The line was modernised for maximum speeds of up to 160 km/h as part of German Unity Transport Project No. 1 and was originally planned to be completed by 2002. This upgrade, however, has not yet been completed. The Ventschow–Blankenberg and Warnow–Schwaan (to the station's southern exit) sections were first upgraded to 160 km/h. At the end of 2008 this was followed by the section between Blankenberg and Warnow (together with the bridge in Warnow). Now nearly 45 km of the 71 km line can be operated at 160 km/h.

==Current operations ==
The whole line is operated by Regional-Express trains on the Rostock–Hamburg route (Hanseexpress) every two hours.

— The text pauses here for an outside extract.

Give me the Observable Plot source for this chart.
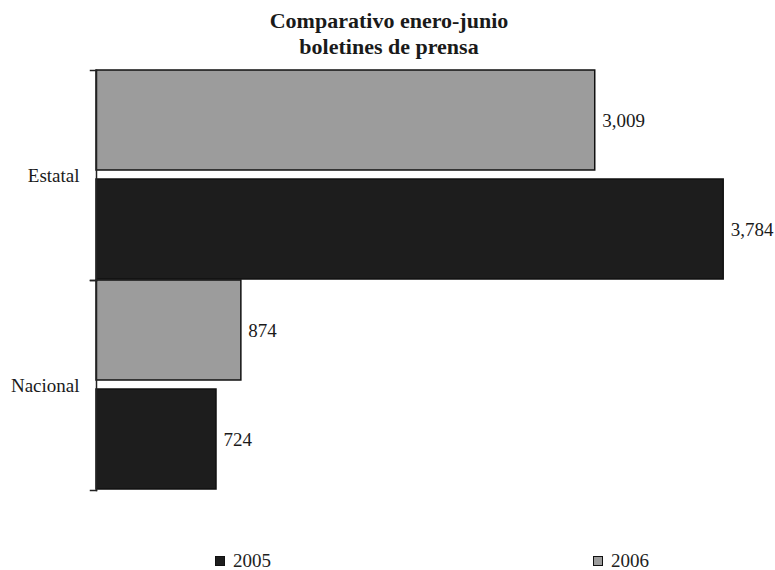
<!DOCTYPE html>
<html>
<head>
<meta charset="utf-8">
<script src="https://cdn.jsdelivr.net/npm/d3@7"></script>
<script src="https://cdn.jsdelivr.net/npm/@observablehq/plot@0.6"></script>
<style>
  html, body { margin: 0; padding: 0; background: #fff; }
  #wrap { position: relative; width: 775px; height: 570px; font-family: "Liberation Serif", "Times New Roman", serif; color: #1a1a1a; }
  #title { position: absolute; left: 0; top: 8px; width: 778px; text-align: center; font-weight: bold; font-size: 22px; line-height: 26px; }
  #chart { position: absolute; left: 0; top: 60px; }
  .leg { position: absolute; top: 550px; font-size: 19px; display: flex; align-items: center; color: #222; }
  .sw { display: inline-block; box-sizing: border-box; width: 10px; height: 10px; border: 1.5px solid #111; margin-right: 8px; }
</style>
</head>
<body>
<div id="wrap">
  <div id="title">Comparativo enero-junio<br>boletines de prensa</div>
  <div id="chart"></div>
  <div id="legend"></div>
</div>
<script>
const categories = ["Estatal", "Nacional"];
const years = ["2006", "2005"];
const values2005 = [3784, 724];
const values2006 = [3009, 874];
const legendYears = ["2005", "2006"];
const colors = ["#1d1d1d", "#9c9c9c"];

const rows = [];
categories.forEach((c, i) => {
  rows.push({category: c, year: "2006", value: values2006[i]});
  rows.push({category: c, year: "2005", value: values2005[i]});
});

const W = 775, ML = 96, MR = 16;
const chart = Plot.plot({
  width: W,
  height: 440,
  marginLeft: ML,
  marginRight: MR,
  marginTop: 9,
  marginBottom: 10,
  style: {fontFamily: "Liberation Serif, Times New Roman, serif", fontSize: "19px", color: "#1a1a1a", background: "transparent"},
  x: {domain: [0, 4000], axis: null},
  y: {domain: years, paddingInner: 0.08, paddingOuter: 0, axis: null},
  fy: {domain: categories, padding: 0, axis: "left", label: null, tickSize: 0, tickPadding: 17},
  color: {domain: legendYears, range: colors},
  marks: [
    Plot.barX(rows, {x: "value", y: "year", fy: "category", fill: "year", stroke: "#111", strokeWidth: 1.5}),
    Plot.text(rows, {x: "value", y: "year", fy: "category", text: d => d3.format(",")(d.value), dx: 7, textAnchor: "start", fontSize: 19, fill: "#1a1a1a"}),
    Plot.frame({anchor: "left", stroke: "#222", strokeWidth: 1.5}),
    Plot.frame({anchor: "top", stroke: "#222", strokeWidth: 1.5, insetLeft: -6, insetRight: W - ML - MR}),
    Plot.frame({anchor: "bottom", stroke: "#222", strokeWidth: 1.5, insetLeft: -6, insetRight: W - ML - MR})
  ]
});
document.getElementById("chart").appendChild(chart);

const legend = document.getElementById("legend");
const legendX = [215, 593];
legendYears.forEach((y, i) => {
  const d = document.createElement("div");
  d.className = "leg";
  d.style.left = legendX[i] + "px";
  d.innerHTML = `<span class="sw" style="background:${colors[i]}"></span>${y}`;
  legend.appendChild(d);
});
</script>
</body>
</html>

On the Bad Kleinen–Schwerin–Holthusen section, it is also served every the two hours by Intercity (IC) trains on the (Binz–) Stralsund–Rostock–Schwerin–Hamburg route and continuing to western or south western Germany. Almost all IC trains on the line stop in Rostock and Bützow, while Regional-Express trains also stop in Schwaan, Blankenberg, Ventschow and Bad Kleinen. Between Bützow and Bad Kleinen Regional-Express services also operate, every two hours, on the Szczecin–Lubeck route, stopping in Blankenberg and Ventschow. The Rostock–Schwaan section is also used by Rostock S-Bahn trains (stopping at all stations) and Rostock–Berlin trains (not stopping at the minor stations on this line). With the timetable change in December 2008, the Bad Kleinen station was largely abandoned as an IC stop. Only one early morning IC train to Hamburg as well as an IC between Leipzig and Warnemünde still stop there.